■ Problem to solve ■
Write out the entire listing below exactly as it appears, minus any pictures.
## Start
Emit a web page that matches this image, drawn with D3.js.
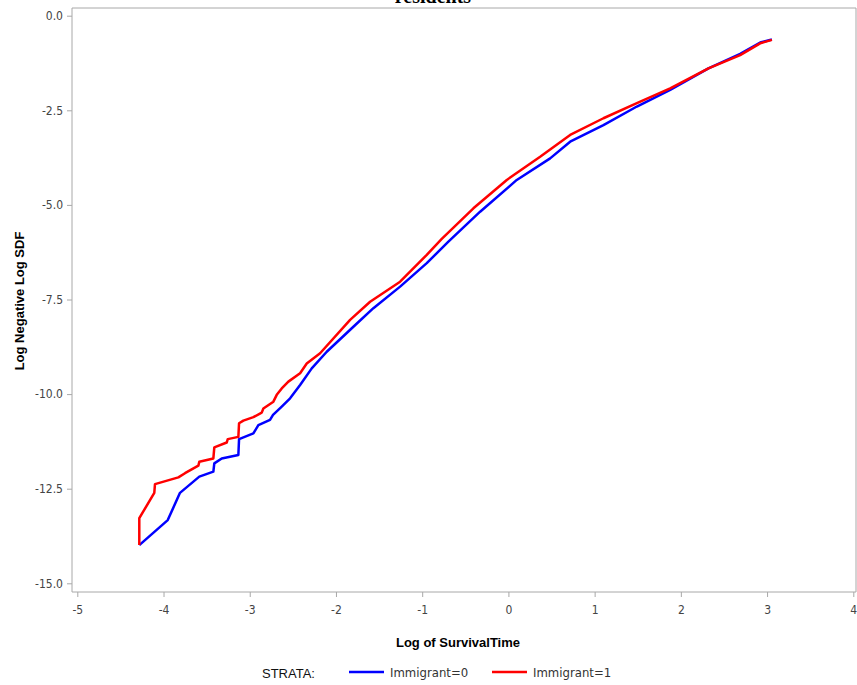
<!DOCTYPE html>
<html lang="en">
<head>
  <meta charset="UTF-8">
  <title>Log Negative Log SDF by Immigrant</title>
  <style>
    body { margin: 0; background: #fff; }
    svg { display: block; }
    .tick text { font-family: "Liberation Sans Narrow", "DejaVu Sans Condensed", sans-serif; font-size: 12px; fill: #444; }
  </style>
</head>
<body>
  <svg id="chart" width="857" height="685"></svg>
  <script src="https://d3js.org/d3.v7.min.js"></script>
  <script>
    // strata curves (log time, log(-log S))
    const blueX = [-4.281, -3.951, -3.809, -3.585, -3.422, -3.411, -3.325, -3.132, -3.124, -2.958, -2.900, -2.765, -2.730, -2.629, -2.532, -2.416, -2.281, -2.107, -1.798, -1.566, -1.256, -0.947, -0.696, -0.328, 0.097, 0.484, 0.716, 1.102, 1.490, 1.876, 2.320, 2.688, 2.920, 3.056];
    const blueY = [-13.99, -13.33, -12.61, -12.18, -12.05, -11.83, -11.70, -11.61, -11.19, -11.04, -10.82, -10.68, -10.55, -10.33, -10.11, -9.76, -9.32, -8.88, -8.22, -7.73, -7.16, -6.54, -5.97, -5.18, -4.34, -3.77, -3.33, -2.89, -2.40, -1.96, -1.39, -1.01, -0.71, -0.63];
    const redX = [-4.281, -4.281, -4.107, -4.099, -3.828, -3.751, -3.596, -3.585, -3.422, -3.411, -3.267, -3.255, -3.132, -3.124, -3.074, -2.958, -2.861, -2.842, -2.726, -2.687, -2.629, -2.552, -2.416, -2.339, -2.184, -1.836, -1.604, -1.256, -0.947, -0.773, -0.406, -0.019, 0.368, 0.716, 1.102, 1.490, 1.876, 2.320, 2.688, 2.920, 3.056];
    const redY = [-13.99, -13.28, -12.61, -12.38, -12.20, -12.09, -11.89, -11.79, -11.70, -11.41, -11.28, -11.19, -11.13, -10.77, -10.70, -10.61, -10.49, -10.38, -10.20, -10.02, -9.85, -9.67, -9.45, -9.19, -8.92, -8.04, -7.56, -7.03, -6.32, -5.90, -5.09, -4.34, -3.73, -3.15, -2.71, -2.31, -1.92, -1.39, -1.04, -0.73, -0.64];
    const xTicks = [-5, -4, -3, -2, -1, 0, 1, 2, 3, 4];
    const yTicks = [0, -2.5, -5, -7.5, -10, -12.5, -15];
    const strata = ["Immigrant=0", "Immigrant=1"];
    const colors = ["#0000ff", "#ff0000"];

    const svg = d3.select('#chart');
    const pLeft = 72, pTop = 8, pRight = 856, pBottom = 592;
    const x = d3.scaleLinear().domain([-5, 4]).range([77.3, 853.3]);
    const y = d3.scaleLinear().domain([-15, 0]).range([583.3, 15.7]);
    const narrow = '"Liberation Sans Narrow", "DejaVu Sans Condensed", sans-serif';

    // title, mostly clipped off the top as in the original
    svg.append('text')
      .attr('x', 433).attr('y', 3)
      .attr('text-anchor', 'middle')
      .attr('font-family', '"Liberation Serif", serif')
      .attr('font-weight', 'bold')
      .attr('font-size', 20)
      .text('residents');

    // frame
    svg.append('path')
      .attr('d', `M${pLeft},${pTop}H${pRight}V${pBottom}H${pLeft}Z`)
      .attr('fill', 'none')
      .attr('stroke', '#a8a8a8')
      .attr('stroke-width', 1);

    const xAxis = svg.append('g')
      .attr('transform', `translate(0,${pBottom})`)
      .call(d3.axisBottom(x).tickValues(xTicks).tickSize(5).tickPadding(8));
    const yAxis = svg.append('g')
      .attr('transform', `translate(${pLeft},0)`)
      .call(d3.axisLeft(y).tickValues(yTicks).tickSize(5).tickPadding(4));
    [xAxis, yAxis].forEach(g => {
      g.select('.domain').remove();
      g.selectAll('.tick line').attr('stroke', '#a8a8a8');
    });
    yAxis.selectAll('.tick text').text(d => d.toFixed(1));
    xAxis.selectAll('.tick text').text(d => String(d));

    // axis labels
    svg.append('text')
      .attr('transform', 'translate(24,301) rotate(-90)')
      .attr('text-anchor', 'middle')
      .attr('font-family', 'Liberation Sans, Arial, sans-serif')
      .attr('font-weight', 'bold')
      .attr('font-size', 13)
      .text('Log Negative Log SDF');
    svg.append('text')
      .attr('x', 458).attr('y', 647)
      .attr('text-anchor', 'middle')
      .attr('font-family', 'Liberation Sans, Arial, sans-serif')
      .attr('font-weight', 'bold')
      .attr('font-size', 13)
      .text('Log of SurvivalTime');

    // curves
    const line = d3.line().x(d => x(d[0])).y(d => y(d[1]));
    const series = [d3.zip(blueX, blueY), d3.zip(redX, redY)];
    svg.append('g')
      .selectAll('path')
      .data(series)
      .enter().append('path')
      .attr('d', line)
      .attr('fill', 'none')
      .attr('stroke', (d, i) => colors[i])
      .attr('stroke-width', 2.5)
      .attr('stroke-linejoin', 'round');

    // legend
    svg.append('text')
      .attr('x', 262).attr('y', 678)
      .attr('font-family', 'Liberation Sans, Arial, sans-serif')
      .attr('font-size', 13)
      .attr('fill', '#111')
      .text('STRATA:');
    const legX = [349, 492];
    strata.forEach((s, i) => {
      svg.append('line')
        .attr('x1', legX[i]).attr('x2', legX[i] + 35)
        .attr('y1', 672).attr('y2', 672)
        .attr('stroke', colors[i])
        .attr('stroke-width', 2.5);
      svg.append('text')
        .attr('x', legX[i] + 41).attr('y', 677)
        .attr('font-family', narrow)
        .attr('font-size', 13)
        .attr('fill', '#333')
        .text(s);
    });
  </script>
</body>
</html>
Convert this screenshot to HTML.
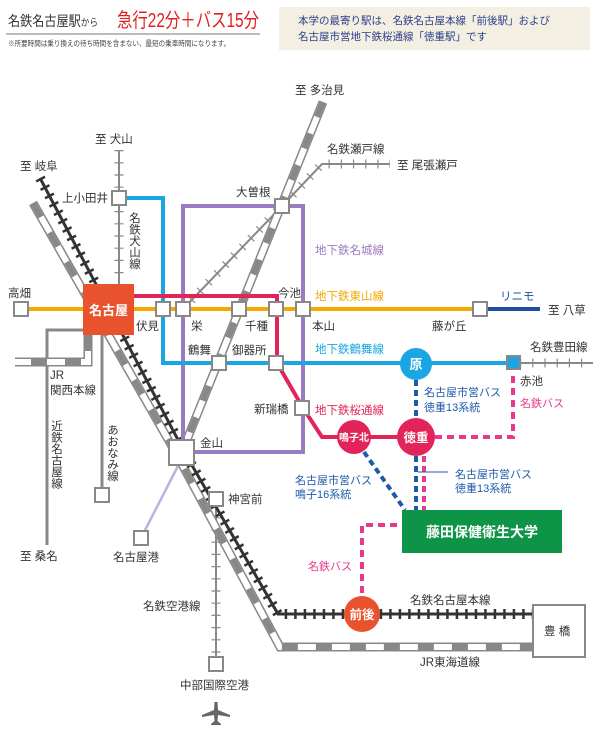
## End
■ Expected answer ■
Emit a web page that matches this image, drawn with D3.js.
<!DOCTYPE html>
<html lang="en">
<head>
  <meta charset="UTF-8">
  <title>Log Negative Log SDF by Immigrant</title>
  <style>
    body { margin: 0; background: #fff; }
    svg { display: block; }
    .tick text { font-family: "Liberation Sans Narrow", "DejaVu Sans Condensed", sans-serif; font-size: 12px; fill: #444; }
  </style>
</head>
<body>
  <svg id="chart" width="857" height="685"></svg>
  <script src="https://d3js.org/d3.v7.min.js"></script>
  <script>
    // strata curves (log time, log(-log S))
    const blueX = [-4.281, -3.951, -3.809, -3.585, -3.422, -3.411, -3.325, -3.132, -3.124, -2.958, -2.900, -2.765, -2.730, -2.629, -2.532, -2.416, -2.281, -2.107, -1.798, -1.566, -1.256, -0.947, -0.696, -0.328, 0.097, 0.484, 0.716, 1.102, 1.490, 1.876, 2.320, 2.688, 2.920, 3.056];
    const blueY = [-13.99, -13.33, -12.61, -12.18, -12.05, -11.83, -11.70, -11.61, -11.19, -11.04, -10.82, -10.68, -10.55, -10.33, -10.11, -9.76, -9.32, -8.88, -8.22, -7.73, -7.16, -6.54, -5.97, -5.18, -4.34, -3.77, -3.33, -2.89, -2.40, -1.96, -1.39, -1.01, -0.71, -0.63];
    const redX = [-4.281, -4.281, -4.107, -4.099, -3.828, -3.751, -3.596, -3.585, -3.422, -3.411, -3.267, -3.255, -3.132, -3.124, -3.074, -2.958, -2.861, -2.842, -2.726, -2.687, -2.629, -2.552, -2.416, -2.339, -2.184, -1.836, -1.604, -1.256, -0.947, -0.773, -0.406, -0.019, 0.368, 0.716, 1.102, 1.490, 1.876, 2.320, 2.688, 2.920, 3.056];
    const redY = [-13.99, -13.28, -12.61, -12.38, -12.20, -12.09, -11.89, -11.79, -11.70, -11.41, -11.28, -11.19, -11.13, -10.77, -10.70, -10.61, -10.49, -10.38, -10.20, -10.02, -9.85, -9.67, -9.45, -9.19, -8.92, -8.04, -7.56, -7.03, -6.32, -5.90, -5.09, -4.34, -3.73, -3.15, -2.71, -2.31, -1.92, -1.39, -1.04, -0.73, -0.64];
    const xTicks = [-5, -4, -3, -2, -1, 0, 1, 2, 3, 4];
    const yTicks = [0, -2.5, -5, -7.5, -10, -12.5, -15];
    const strata = ["Immigrant=0", "Immigrant=1"];
    const colors = ["#0000ff", "#ff0000"];

    const svg = d3.select('#chart');
    const pLeft = 72, pTop = 8, pRight = 856, pBottom = 592;
    const x = d3.scaleLinear().domain([-5, 4]).range([77.3, 853.3]);
    const y = d3.scaleLinear().domain([-15, 0]).range([583.3, 15.7]);
    const narrow = '"Liberation Sans Narrow", "DejaVu Sans Condensed", sans-serif';

    // title, mostly clipped off the top as in the original
    svg.append('text')
      .attr('x', 433).attr('y', 3)
      .attr('text-anchor', 'middle')
      .attr('font-family', '"Liberation Serif", serif')
      .attr('font-weight', 'bold')
      .attr('font-size', 20)
      .text('residents');

    // frame
    svg.append('path')
      .attr('d', `M${pLeft},${pTop}H${pRight}V${pBottom}H${pLeft}Z`)
      .attr('fill', 'none')
      .attr('stroke', '#a8a8a8')
      .attr('stroke-width', 1);

    const xAxis = svg.append('g')
      .attr('transform', `translate(0,${pBottom})`)
      .call(d3.axisBottom(x).tickValues(xTicks).tickSize(5).tickPadding(8));
    const yAxis = svg.append('g')
      .attr('transform', `translate(${pLeft},0)`)
      .call(d3.axisLeft(y).tickValues(yTicks).tickSize(5).tickPadding(4));
    [xAxis, yAxis].forEach(g => {
      g.select('.domain').remove();
      g.selectAll('.tick line').attr('stroke', '#a8a8a8');
    });
    yAxis.selectAll('.tick text').text(d => d.toFixed(1));
    xAxis.selectAll('.tick text').text(d => String(d));

    // axis labels
    svg.append('text')
      .attr('transform', 'translate(24,301) rotate(-90)')
      .attr('text-anchor', 'middle')
      .attr('font-family', 'Liberation Sans, Arial, sans-serif')
      .attr('font-weight', 'bold')
      .attr('font-size', 13)
      .text('Log Negative Log SDF');
    svg.append('text')
      .attr('x', 458).attr('y', 647)
      .attr('text-anchor', 'middle')
      .attr('font-family', 'Liberation Sans, Arial, sans-serif')
      .attr('font-weight', 'bold')
      .attr('font-size', 13)
      .text('Log of SurvivalTime');

    // curves
    const line = d3.line().x(d => x(d[0])).y(d => y(d[1]));
    const series = [d3.zip(blueX, blueY), d3.zip(redX, redY)];
    svg.append('g')
      .selectAll('path')
      .data(series)
      .enter().append('path')
      .attr('d', line)
      .attr('fill', 'none')
      .attr('stroke', (d, i) => colors[i])
      .attr('stroke-width', 2.5)
      .attr('stroke-linejoin', 'round');

    // legend
    svg.append('text')
      .attr('x', 262).attr('y', 678)
      .attr('font-family', 'Liberation Sans, Arial, sans-serif')
      .attr('font-size', 13)
      .attr('fill', '#111')
      .text('STRATA:');
    const legX = [349, 492];
    strata.forEach((s, i) => {
      svg.append('line')
        .attr('x1', legX[i]).attr('x2', legX[i] + 35)
        .attr('y1', 672).attr('y2', 672)
        .attr('stroke', colors[i])
        .attr('stroke-width', 2.5);
      svg.append('text')
        .attr('x', legX[i] + 41).attr('y', 677)
        .attr('font-family', narrow)
        .attr('font-size', 13)
        .attr('fill', '#333')
        .text(s);
    });
  </script>
</body>
</html>
Convert this screenshot to HTML.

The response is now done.